Everett arrived on the banks of the Maici River in 1977, accompanied by his wife and their three small children. This American, Christian family ended up living among the Pirahãs intermittently for seven years, over a period of three decades. Their mission was funded by the Summer Institute of Linguistics, a Christian nonprofit whose evangelizing method is to translate the Bible into the target community’s language. In order to translate the Bible, Everett had the near-impossible quest to learn Pirahã in order to understand their grammar. During this mission, Everett ended up questioning his own culture, customs, values, and faith, besides discovering some fascinating characteristics of this rare and puzzling language.

Everett grasps the readers’ attention from the start with some nerve-wracking anecdotes that include a life-or-death encounter with an anaconda, malaria that almost killed his wife and daughter, and several risky misunderstandings with the Pirahãs themselves.
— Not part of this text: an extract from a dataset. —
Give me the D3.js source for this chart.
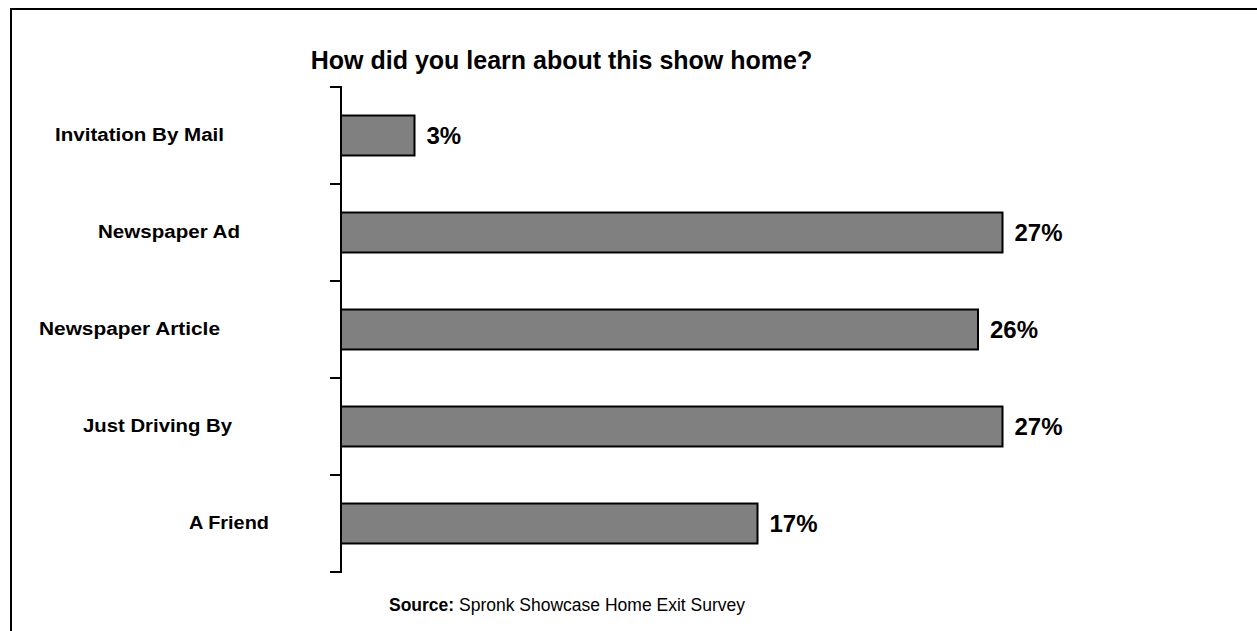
<!DOCTYPE html>
<html>
<head>
<meta charset="utf-8">
<script src="https://cdn.jsdelivr.net/npm/d3@7/dist/d3.min.js"></script>
<style>
  html, body { margin: 0; padding: 0; background: #fff; }
  svg { display: block; font-family: "Liberation Sans", Arial, sans-serif; }
</style>
</head>
<body>
<svg id="chart" width="1257" height="631"></svg>
<script>
// Survey answers, top to bottom
const categories = ["Invitation By Mail", "Newspaper Ad", "Newspaper Article", "Just Driving By", "A Friend"];
const percents = [3, 27, 26, 27, 17];
const valueLabels = ["3%", "27%", "26%", "27%", "17%"];

const titleText = "How did you learn about this show home?";
const sourceLead = "Source:";
const sourceText = " Spronk Showcase Home Exit Survey";

// Category label placement: left edge and rendered width of each label
const labelLeft = [55, 98, 39, 83, 189];
const labelWidth = [169, 142, 181, 149, 80];

const svg = d3.select("#chart");
const W = 1257, H = 631;

// Outer frame (open to the right and bottom)
svg.append("path")
  .attr("d", `M11,${H + 5} L11,9 L${W + 5},9`)
  .attr("fill", "none")
  .attr("stroke", "#000")
  .attr("stroke-width", 2);

// Title
svg.append("text")
  .attr("x", 561.5)
  .attr("y", 69)
  .attr("text-anchor", "middle")
  .attr("font-size", 25)
  .attr("font-weight", "bold")
  .attr("fill", "#000")
  .text(titleText);

const axisX = 341;
const x = d3.scaleLinear().domain([0, 30]).range([axisX, axisX + 735]);
const y = d3.scaleBand()
  .domain(categories)
  .range([87, 572])
  .paddingInner(0.588)
  .paddingOuter(0.294);

// Bars
svg.append("g").selectAll("rect")
  .data(categories)
  .join("rect")
  .attr("x", x(0))
  .attr("y", d => y(d))
  .attr("width", (d, i) => x(percents[i]) - x(0))
  .attr("height", y.bandwidth())
  .attr("fill", "#808080")
  .attr("stroke", "#000")
  .attr("stroke-width", 2);

// Category axis: vertical line with ticks between categories
const step = y.step();
const r0 = y.range()[0];
const axis = svg.append("g").attr("stroke", "#000").attr("stroke-width", 2);
axis.append("line")
  .attr("x1", axisX).attr("x2", axisX)
  .attr("y1", r0).attr("y2", r0 + step * categories.length);
axis.selectAll("line.tick")
  .data(d3.range(categories.length + 1))
  .join("line")
  .attr("class", "tick")
  .attr("x1", axisX - 11).attr("x2", axisX + 1)
  .attr("y1", i => r0 + i * step)
  .attr("y2", i => r0 + i * step);

// Category labels
svg.append("g").selectAll("text")
  .data(categories)
  .join("text")
  .attr("x", (d, i) => labelLeft[i])
  .attr("y", d => y(d) + y.bandwidth() / 2)
  .attr("dy", "0.33em")
  .attr("font-size", 18)
  .attr("font-weight", "bold")
  .attr("fill", "#000")
  .attr("textLength", (d, i) => labelWidth[i])
  .attr("lengthAdjust", "spacingAndGlyphs")
  .text(d => d);

// Value labels
svg.append("g").selectAll("text")
  .data(categories)
  .join("text")
  .attr("x", (d, i) => x(percents[i]) + 12)
  .attr("y", d => y(d) + y.bandwidth() / 2)
  .attr("dy", "0.35em")
  .attr("font-size", 24)
  .attr("font-weight", "bold")
  .attr("fill", "#000")
  .text((d, i) => valueLabels[i]);

// Source line
const src = svg.append("text")
  .attr("x", 567)
  .attr("y", 611)
  .attr("text-anchor", "middle")
  .attr("font-size", 17.5)
  .attr("fill", "#000");
src.append("tspan").attr("font-weight", "bold").text(sourceLead);
src.append("tspan").text(sourceText);
</script>
</body>
</html>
He also notes that, as a linguist, his initial discoveries baffled him: Pirahã language seemed to have no words for colors, no numbers, quantifiers or counting in any form, no past tenses, no comparatives, no recursion… Besides, Pirahã has one of the smallest sets of speech sounds or phonemes in the world: three vowels and just eight consonants for men (seven for women). (If you’re interested in listening to how this language sounds, check out this intriguing recording).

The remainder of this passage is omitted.